When writing about IQ, you alluded one body of research showing men have a higher IQ, but failed to acknowledge the other body of research that shows they don’t. More importantly, the real world suggests IQ doesn’t matter in the way you assert that it does. As EO Wilson wrote, “Isn’t the cutting edge a place only for geniuses? No, fortunately…in most fields most of the time, extreme brightness may be a detriment.”

When you imply that the problem with women in tech is the size of the female brain, you are ignoring both your intellect and your emotional intelligence. I have no doubt you are a rational thinker, and that you are a decent human being, but what you wrote about IQ/neuroticism and their role in the small percentage of female tech leaders was neither smart nor true.

Of course, you are far, far from alone in your assumptions. My own son asserted that boys were smarter than girls when he was six. He now understands that’s not accurate and the dangers of gross generalizations and prejudice. I just hope I’ve educated him with love, not by pressing his hand to the third rail. Perhaps you have some advice for me there?

I would be interested in having a conversation about whether or not it makes sense to mandate unconscious bias training for all promotion committees, and a number of other suggestions you make. BUT I’m not eager to have that conversation with a person who indicated, perhaps without meaning to or even really believing it, that I’m likely to be stupider and more neurotic than he is.

Not being obnoxious doesn’t mean you have to become Ruinously Empathetic, as you indicated in what you wrote. I agree that it’s a terrible mistake to be so concerned for somebody else’s feelings that you can’t point out a problem when you see one. But thinking you must choose between Obnoxious Aggression and Ruinous Empathy is just a false dichotomy. You don’t.

Of course much worse than caring so much we don’t challenge or challenging so hard we forget to care is Manipulative Insincerity, what happens when we neither care nor challenge but fume silently. And all too often the current climate of gender politics pushes both men and women to be manipulatively insincere on the topic. I am guessing that is in part what you were reacting to and why you wrote as you did. In today’s legal climate, it’s hardly surprising that Google fired you for writing what you did; if your words had gone unchallenged many people would have felt the company was not doing enough to prevent a hostile work environment.
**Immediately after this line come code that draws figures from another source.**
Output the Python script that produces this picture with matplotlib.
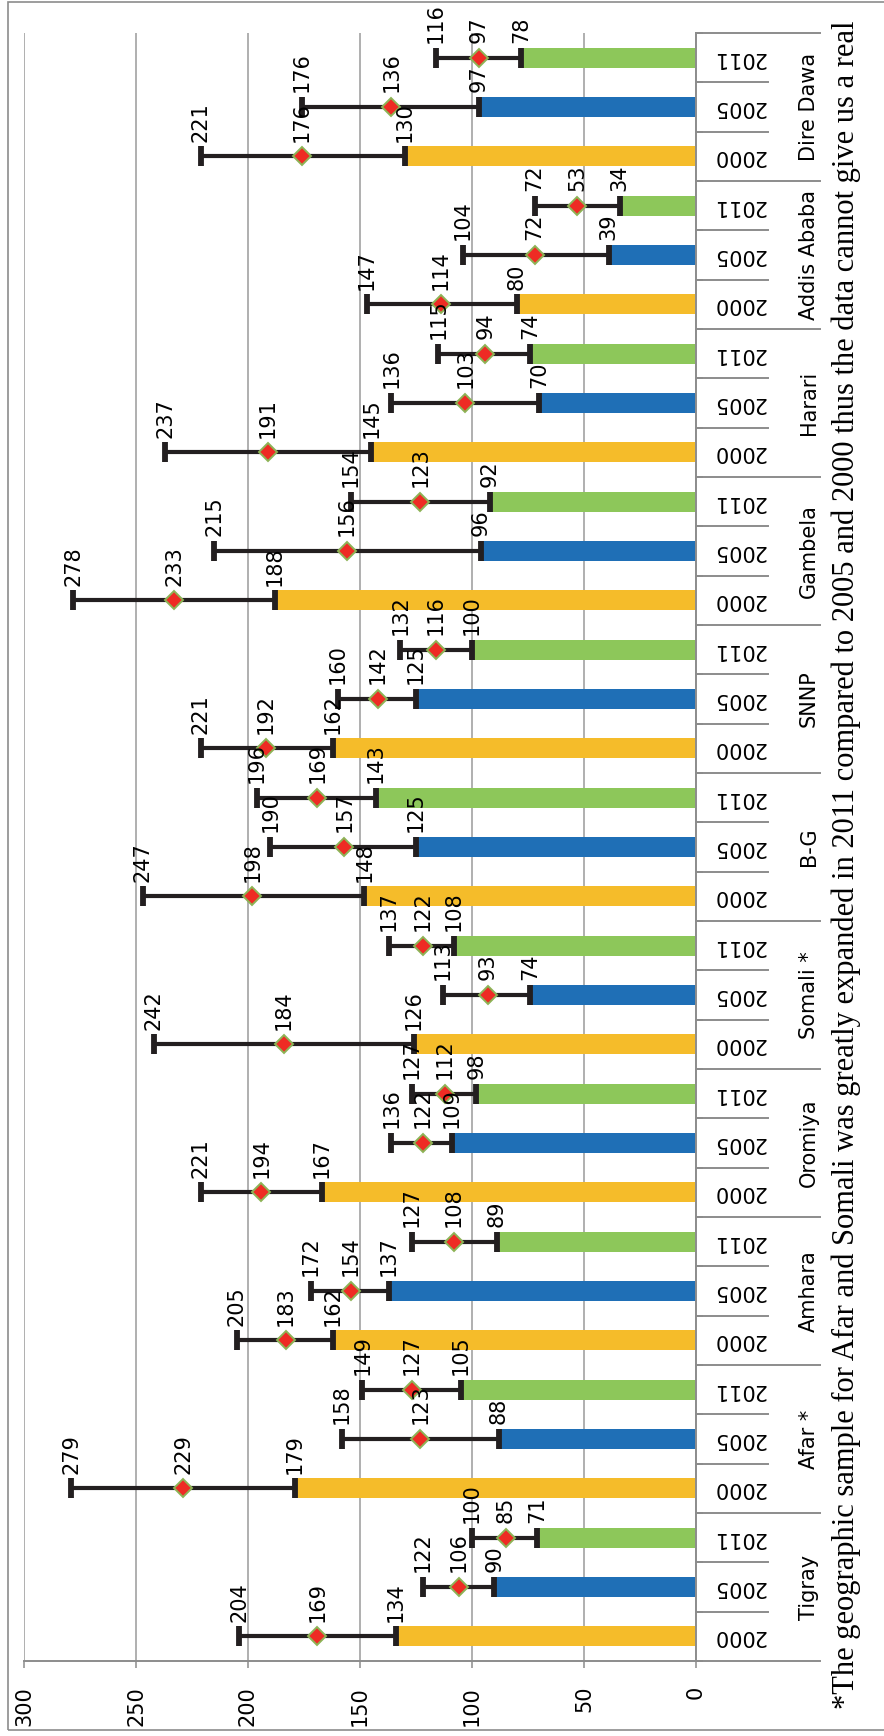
import numpy as np
import matplotlib
matplotlib.use('Agg')
import matplotlib.pyplot as plt
from matplotlib.patches import Rectangle

regions = ['Tigray', 'Afar *', 'Amhara', 'Oromiya', 'Somali *', 'B-G', 'SNNP',
           'Gambela', 'Harari', 'Addis Ababa', 'Dire Dawa']
years = ['2000', '2005', '2011']

# per region: 2000, 2005, 2011
lower = [134, 90, 71, 179, 88, 105, 162, 137, 89, 167, 109, 98, 126, 74, 108,
         148, 125, 143, 162, 125, 100, 188, 96, 92, 145, 70, 74, 80, 39, 34,
         130, 97, 78]
estimate = [169, 106, 85, 229, 123, 127, 183, 154, 108, 194, 122, 112, 184, 93, 122,
            198, 157, 169, 192, 142, 116, 233, 156, 123, 191, 103, 94, 114, 72, 53,
            176, 136, 97]
upper = [204, 122, 100, 279, 158, 149, 205, 172, 127, 221, 136, 127, 242, 113, 137,
         247, 190, 196, 221, 160, 132, 278, 215, 154, 237, 136, 115, 147, 104, 72,
         221, 176, 116]

note = ('*The geographic sample for Afar and Somali was greatly expanded in 2011 '
        'compared to 2005 and 2000 thus the data cannot give us a real')

year_colors = {'2000': '#F5BC2A', '2005': '#1F6FB6', '2011': '#8DC75A'}
gray = '#8C8C8C'

W, H = 884, 1736
fig = plt.figure(figsize=(W / 100, H / 100), dpi=100)
ax = fig.add_axes([24 / W, 1 - 1661 / H, 672 / W, 1628 / H])

n = len(lower)
y = np.arange(n)
lab_years = [years[i % 3] for i in range(n)]
lo = np.array(lower)
est = np.array(estimate)
up = np.array(upper)

ax.barh(y, lo, height=0.4, color=[year_colors[yr] for yr in lab_years], zorder=2)
ax.errorbar(est, y, xerr=[est - lo, up - est], fmt='none', ecolor='#231F20',
            elinewidth=3.0, capsize=7.2, capthick=4.2, zorder=3)
ax.plot(est, y, 'D', ms=9.5, mfc='#EE2B24', mec='#8DB356', mew=1.4, zorder=4)

for vals in (lo, est, up):
    for yi, v in zip(y, vals):
        ax.annotate(str(v), (v, yi), xytext=(0, 10.5), textcoords='offset points',
                    rotation=90, ha='center', va='bottom', fontsize=15, zorder=5)

ax.set_xlim(300, 0)
ax.set_ylim(-0.5, n - 0.5)
ax.set_xticks(np.arange(0, 301, 50))
ax.tick_params(axis='x', direction='out', length=5, width=1.1, color=gray,
               pad=13, labelsize=15, labelrotation=90)
ax.grid(axis='x', color='#9A9A9A', lw=1.1, zorder=0)
ax.set_yticks(np.arange(-0.5, n, 1))
ax.set_yticklabels([])
ax.yaxis.tick_right()
ax.tick_params(axis='y', direction='out', length=5, width=1.4, color='#7F7F7F')
for s in ('left', 'top'):
    ax.spines[s].set_visible(False)
for s in ('right', 'bottom'):
    ax.spines[s].set_color(gray)
    ax.spines[s].set_linewidth(1.4)

# multi-level category axis on the right
tr = ax.get_yaxis_transform()
for b in np.arange(-0.5, n, 1):
    x_end = 1.1845 if (b + 0.5) % 3 == 0 else 1.107
    ax.plot([1.0, x_end], [b, b], color=gray, lw=1.4, transform=tr, clip_on=False)
for yi, yr in zip(y, lab_years):
    ax.text(1.064, yi, yr, transform=tr, rotation=180, ha='center', va='center',
            fontsize=15)
for k, reg in enumerate(regions):
    ax.text(1.168, 3 * k + 1, reg, transform=tr, rotation=90, ha='center',
            va='center', fontsize=15)

fig.text(846 / W, 1 - 1709 / H, note, rotation=90, ha='center', va='bottom',
         fontsize=22, family='Liberation Serif')
fig.patches.append(Rectangle((8 / W, 1 - 1730 / H), 1.0, 1728 / H, fill=False,
                             edgecolor=gray, lw=1.2, transform=fig.transFigure))

fig.savefig('out.png', dpi=100)
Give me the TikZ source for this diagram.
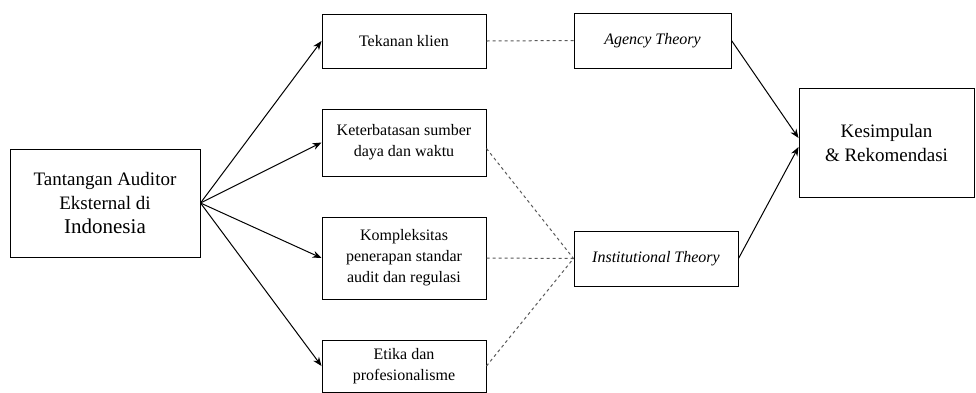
\documentclass[tikz,border=0pt]{standalone}
\usepackage{fontspec}
\setmainfont{Liberation Serif}
\newfontfamily\tnr{Liberation Serif}
\usetikzlibrary{arrows.meta}
\begin{document}
\begin{tikzpicture}[x=1pt,y=-1pt,
  box/.style={draw=black,line width=1pt,align=center,inner sep=2pt,fill=white},
  smallbox/.style={box,font=\tnr\fontsize{16}{21}\selectfont},
  bigbox/.style={box,font=\tnr\fontsize{19}{24}\selectfont},
  arr/.style={line width=1pt,-{Stealth[length=9pt,width=7pt]}},
  dashline/.style={line width=1pt,draw=black!65,dash pattern=on 3pt off 3pt}
]
\useasboundingbox (0,0) rectangle (976,392);
\node[bigbox,minimum width=190pt,minimum height=108pt] (src) at (105,203)
  {Tantangan Auditor\\Eksternal di\\{\fontsize{21}{25}\selectfont Indonesia}};
\node[smallbox,minimum width=164pt,minimum height=54pt] (tek) at (404,41) {Tekanan klien};
\node[smallbox,minimum width=164pt,minimum height=67pt] (ket) at (404,142.5) {Keterbatasan sumber\\daya dan waktu};
\node[smallbox,minimum width=164pt,minimum height=82pt] (kom) at (404,258) {Kompleksitas\\penerapan standar\\audit dan regulasi};
\node[smallbox,minimum width=164pt,minimum height=52pt] (eti) at (404,366) {Etika dan\\profesionalisme};
\node[smallbox,minimum width=157pt,minimum height=55pt] (agc) at (652.5,40.5) {\itshape Agency Theory};
\node[smallbox,minimum width=164pt,minimum height=55pt] (ins) at (656,258.5) {\itshape Institutional Theory};
\node[bigbox,minimum width=175pt,minimum height=109pt] (kes) at (886.5,142.5) {Kesimpulan\\\& Rekomendasi};
\draw[arr] (src.east) -- (tek.west);
\draw[arr] (src.east) -- (ket.west);
\draw[arr] (src.east) -- (kom.west);
\draw[arr] (src.east) -- (eti.west);
\draw[dashline] (tek.east) -- (agc.west);
\draw[dashline] ([yshift=-6pt]ket.east) -- (ins.west);
\draw[dashline] (kom.east) -- (ins.west);
\draw[dashline] (eti.east) -- (ins.west);
\draw[arr] (agc.east) -- ([yshift=4.5pt]kes.west);
\draw[arr] (ins.east) -- ([yshift=-4.5pt]kes.west);
\end{tikzpicture}
\end{document}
I’ll confess I wouldn’t want to work as your peer or your employee after what you wrote. However, my offer of coaching does stand if you’d like it. That’s because I believe the laws that have been put in place to protect women from discrimination sometimes make open conversations in which we explore ideas (and get some things wrong) too dangerous. That is a shame and I’d like to find a way forward. And get your thoughts on that as well.

You don’t have to become emotionally unengaged to avoid Ruinous Empathy. When you pretend the emotional factors that govern all of us–even you–don’t exist, you don’t become more rational, you just fall prey to self-deception and become a worse communicator. You don’t need to choose between your mind and your emotions. You can be the master of both. You can care and challenge.

Google’s founders showed how to do that at a company meeting in 2004 when an engineer asked why Google’s executives were spending so much time getting a daycare set up. Why was it such a priority? There were a lot of abstract reasons given, but the best answer was Larry’s. He said, to the best of my memory, “Well, Susan just returned from maternity leave. We love working with her, and if she wants to come back to work, we want to make it as easy as possible for her.” Susan figured out how to make brand advertising work at Google, a multi-billion- dollar business, and she’s now CEO of YouTube. I’d say that explaining the decision through an anecdote was more effective than stats, and that building the daycare center paid off, wouldn’t you?